All of the products that have contributed significantly to the robust FY2003 performance of HITK have one common thread; they have all been produced historically by HITK’s primary rival, generic drug manufacturer Alpharma (TK: ALO). In 2002, Alpharma ceased shipping these products due to FDA problems with its liquid pharmaceuticals plant in Baltimore, Maryland. It is expected that following FDA remediation (which Alpharma expects to complete by the end of calendar 2003), the Baltimore plant will return to full production. As a result, it is unclear where future growth for HITK will come from. In fact, HITK runs the risk of losing share gained in the last year as Alpharma ramps up production. Although some of the share gains may last (Lactulose is a $2mm per year contract with the government), other contracts are of shorter duration and were replacements for ALO shortages. Based on conversations with Alpharma, ALO has made a decision to stop manufacturing certain lower-margin products and conceded the share to HITK and other rivals. In making estimates I give them the benefit of the doubt and assume that HITK is able to maintain the share it has stolen from Alpharma this year and is able to grow at its FY2003 organic growth rate of 17.5% (which includes a yet to be quantified amount of ALO shortage volume), which is significantly higher than HITK’s growth rate in every prior period.

HITK’s valuation is much higher than those of best in class generic drug manufacturers. Generic drug manufacturers trade at 2003E and 2004E earnings multiples ranging from 16.3x – 44.6x and 14.3x – 22.6x with average multiples of 22.8x and 17.7x, respectively. These include best of class manufacturers with significant drug pipelines such as Teva, Mylan, Barr, IVAX and Watson. As mentioned earlier, HITK trades at 51.0x and 39.0x my 2003 and 2004 earnings estimates.

2003 2004 2005
Sales 51.5 60.5 71.1
Sales Growth 54.7% 17.5% 17.5%
EBITDA 11.9 15.1 19.0
EBITDA Mult. 28.9x 22.8x 18.1x
EPS $0.83 $1.08 $1.39
Implied P/E 51.8x 39.8x 30.9x
Free Cash Flow 4.9 7.8 10.3
FCF Yield 1.4% 2.3% 3.0%
Industry P/E 23.0x


HITK’s product line is commodity-like. HITK has five main product categories: cough and cold, asthma, anti-bacteria, vitamins and branded diabetic products. These products are commodity in nature and all face tough competitive end markets. HITK has attempted to move into higher profit and less competitive markets through its new product pipeline, however, to date, HITK has been unable to generate growth through FDA approval of new products. Worth noting – HITK spends a paltry $2mm a year on r&d. This is in contrast to a branded pharma or biotech company short sale idea where you never know if some blockbuster product will end up hitting in the future and costing you a bundle.

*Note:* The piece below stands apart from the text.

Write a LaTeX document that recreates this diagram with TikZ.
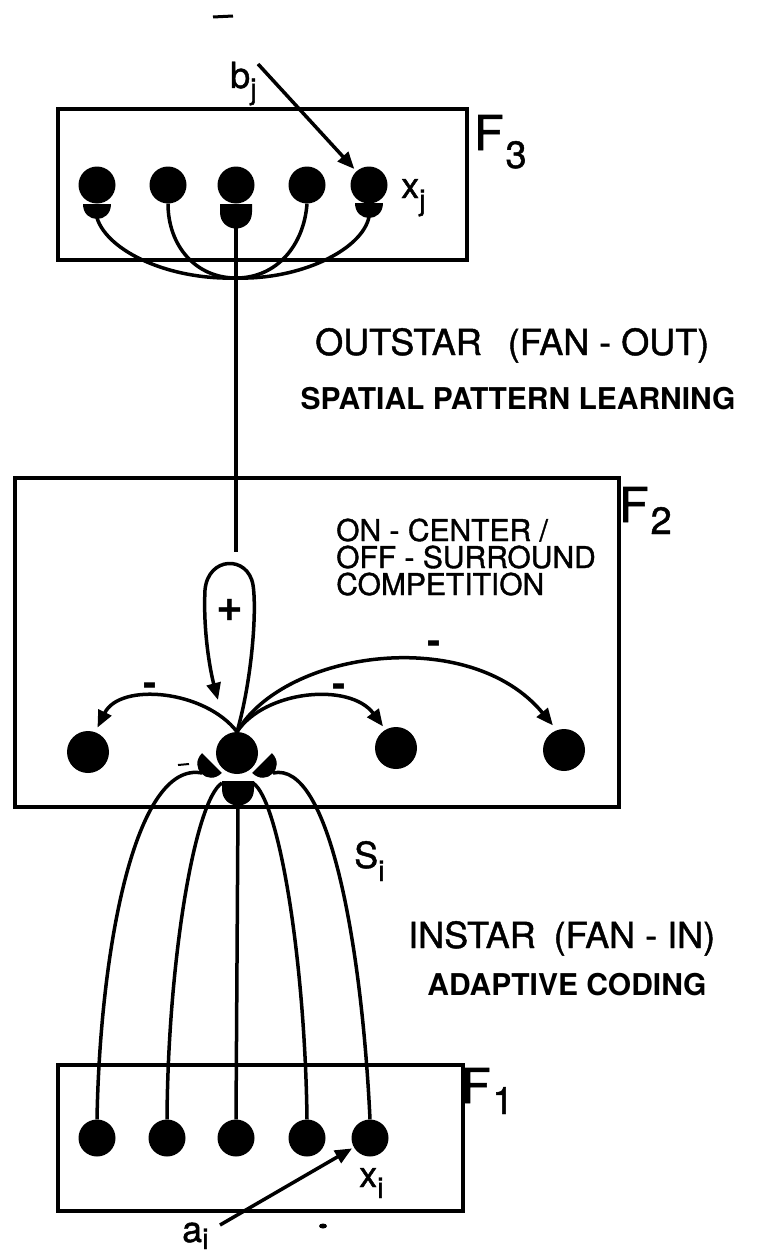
\documentclass[tikz,border=0pt]{standalone}
\usepackage{fontspec}
\setmainfont{TeX Gyre Heros}
\newfontfamily\scanfont{TeX Gyre Heros}[FakeBold=1.2]
\usetikzlibrary{arrows.meta}
\newcommand{\fsz}[1]{\fontsize{#1}{#1}\selectfont}
\begin{document}
\begin{tikzpicture}[x=1pt,y=-1pt,
  frame/.style={line width=3.3pt},
  wire/.style={line width=3.5pt},
  arr/.style={wire,-{Triangle[length=17pt,width=14pt]}},
  cell/.style={circle,fill=black,inner sep=0pt,minimum size=37pt},
  bigcell/.style={circle,fill=black,inner sep=0pt,minimum size=42pt},
  lab/.style={inner sep=0pt,anchor=base west},
  title/.style={inner sep=0pt,anchor=base},
  sign/.style={inner sep=0pt,font=\bfseries\fsz{40}},
  cup/.pic={\fill (-14,0) -- (14,0) .. controls (14,20) and (-14,20) .. cycle;},
  widecup/.pic={\fill (-16,0) -- (16,0) -- (16,8) .. controls (16,30) and (-16,30) .. (-16,8) -- cycle;}
]
\fill[white] (0,0) rectangle (768,1255);
\useasboundingbox (0,0) rectangle (768,1255);

% layer frames
\draw[frame] (58,109) rectangle (467,260);
\draw[frame] (15,478) rectangle (619,807);
\draw[frame] (58,1065) rectangle (463,1211);

% F3 cells
\node[cell] (t1) at (97,185) {};
\node[cell] (t2) at (168,185) {};
\node[cell] (t3) at (236,185) {};
\node[cell] (t4) at (307,185) {};
\node[cell] (t5) at (369,185) {};

% F2 cells
\node[bigcell] (l1) at (88,752) {};
\node[bigcell] (h) at (237,753) {};
\node[bigcell] (r1) at (396,748) {};
\node[bigcell] (r2) at (564,750) {};

% F1 cells
\node[cell] (b1) at (97,1138) {};
\node[cell] (b2) at (167,1138) {};
\node[cell] (b3) at (236,1138) {};
\node[cell] (b4) at (307,1138) {};
\node[cell] (b5) at (370,1138) {};

% outstar synapses and fan-out
\pic at (97,204) {cup};
\pic at (236,204) {widecup};
\pic at (369,203) {cup};
\coordinate (s1) at (97,218);
\coordinate (s3) at (236,228);
\coordinate (s5) at (369,217);
\coordinate (hub) at (236,278);
\coordinate (drop) at (236,552);
\draw[wire] (s1) .. controls (108,252) and (170,280) .. (hub);
\draw[wire] (t2.south) .. controls (168,245) and (195,278) .. (hub);
\draw[wire] (t4.south) .. controls (304,245) and (277,278) .. (hub);
\draw[wire] (s5) .. controls (362,250) and (300,280) .. (hub);
\draw[wire] (s3) -- (hub) -- (drop);

% external input b_j
\node[lab,font=\scanfont\fsz{36}] (bj) at (230,88) {b\raisebox{-11pt}{\fsz{29}j}};
\coordinate (btail) at (258,64);
\draw[arr,shorten >=3pt] (btail) -- (t5);
\node[lab,font=\scanfont\fsz{36}] (xj) at (401,198) {x\raisebox{-12pt}{\fsz{29}j}};

% on-center self excitation
\coordinate (loopend) at (218,700);
\draw[arr] (h.north) .. controls (252,680) and (257,610) .. (253,585)
  .. controls (248,555) and (208,556) .. (205,590)
  .. controls (203,630) and (210,670) .. (loopend);
\node[inner sep=0pt,font=\bfseries\fsz{46}] (plus) at (230,610) {+};

% off-surround inhibition
\draw[arr,shorten >=5pt] (h.north) .. controls (205,690) and (120,682) .. (l1.70);
\draw[arr,shorten >=4pt] (h.north) .. controls (265,690) and (350,682) .. (r1.120);
\draw[arr,shorten >=6pt] (h.north) .. controls (285,650) and (470,625) .. (r2.110);
\node[sign] (m1) at (150,690) {-};
\node[sign] (m2) at (339,691) {-};
\node[sign] (m3) at (434,648) {-};

% instar synapses on the F2 cell
\pic[rotate=-45] at (212,763) {cup};
\pic[rotate=45] at (262,763) {cup};
\pic at (238,781) {widecup};
\coordinate (in1) at (202,773);
\coordinate (in2) at (222,783);
\coordinate (in3) at (238,806);
\coordinate (in4) at (253,783);
\coordinate (in5) at (273,773);

% fan-in from F1
\draw[wire] (b1.north) .. controls (100,950) and (135,760) .. (in1);
\draw[wire] (b2.north) .. controls (168,960) and (195,800) .. (in2);
\draw[wire] (b3.north) -- (in3);
\draw[wire] (b4.north) .. controls (305,960) and (279,800) .. (in4);
\draw[wire] (b5.north) .. controls (362,950) and (330,760) .. (in5);

% input a_i
\node[lab,font=\scanfont\fsz{36}] (si) at (354,868) {S\raisebox{-13pt}{\fsz{29}i}};
\node[lab,font=\scanfont\fsz{36}] (xi) at (359,1187) {x\raisebox{-11pt}{\fsz{29}i}};
\node[lab,font=\scanfont\fsz{36}] (ai) at (182,1242) {a\raisebox{-7pt}{\fsz{29}i}};
\coordinate (atail) at (220,1225);
\draw[arr,shorten >=2pt] (atail) -- (b5);

% captions
\node[lab,font=\scanfont\fsz{36}] (outstar) at (315,355) {OUTSTAR\hspace{26pt}(FAN - OUT)};
\node[title,font=\bfseries\fsz{30}] (spatial) at (518,409) {SPATIAL PATTERN LEARNING};
\node[lab,font=\scanfont\fsz{30}] (on1) at (336,541) {ON - CENTER /};
\node[lab,font=\scanfont\fsz{30}] (on2) at (336,568) {OFF - SURROUND};
\node[lab,font=\scanfont\fsz{30}] (on3) at (336,595) {COMPETITION};
\node[lab,font=\scanfont\fsz{36}] (instar) at (408,948) {INSTAR\hspace{18pt}(FAN - IN)};
\node[title,font=\bfseries\fsz{30}] (adaptive) at (567,995) {ADAPTIVE CODING};

% layer names
\node[lab,font=\scanfont\fsz{48}] (f3) at (474,150) {F\hspace{2pt}\raisebox{-18pt}{\fsz{38}3}};
\node[lab,font=\scanfont\fsz{48}] (f2) at (619,522) {F\hspace{2pt}\raisebox{-12pt}{\fsz{38}2}};
\node[lab,font=\scanfont\fsz{48}] (f1) at (461,1103) {F\hspace{2pt}\raisebox{-11pt}{\fsz{38}1}};

% stray marks
\draw[line width=3pt] (213,17) -- (233,16);
\draw[line width=2pt] (178,765) -- (189,764);
\fill (323,1226) ellipse [x radius=4pt, y radius=2.5pt];
\end{tikzpicture}
\end{document}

There has been a big wave of insider selling. HITK is a family-run business and Seltzer family members own almost 30% of the company. The Seltzers have decided that they do not want to lose control over the company and will only sell shares converted from option grants. All other non-Seltzer senior officers, including the CFO, have sold 100% of their stock holdings, some of it at much lower prices. David Seltzer, the CEO, has sold roughly 700,000 shares (from option grants) since April 2003 and has reduced his holdings from 1.57 million shares to 704 thousand. Who could blame him – this is a solid little company, but in no way does it deserve multiple more than 2x it’s peer group.

Catalyst

Anniversaring of market share wins from ALO, plus ALO plant coming back online, and stock market realization that this is not a hypergrowth company deserving a 50+ P/E, but rather a small, unextraordinary generic drug co. deserving less than half that mutliple.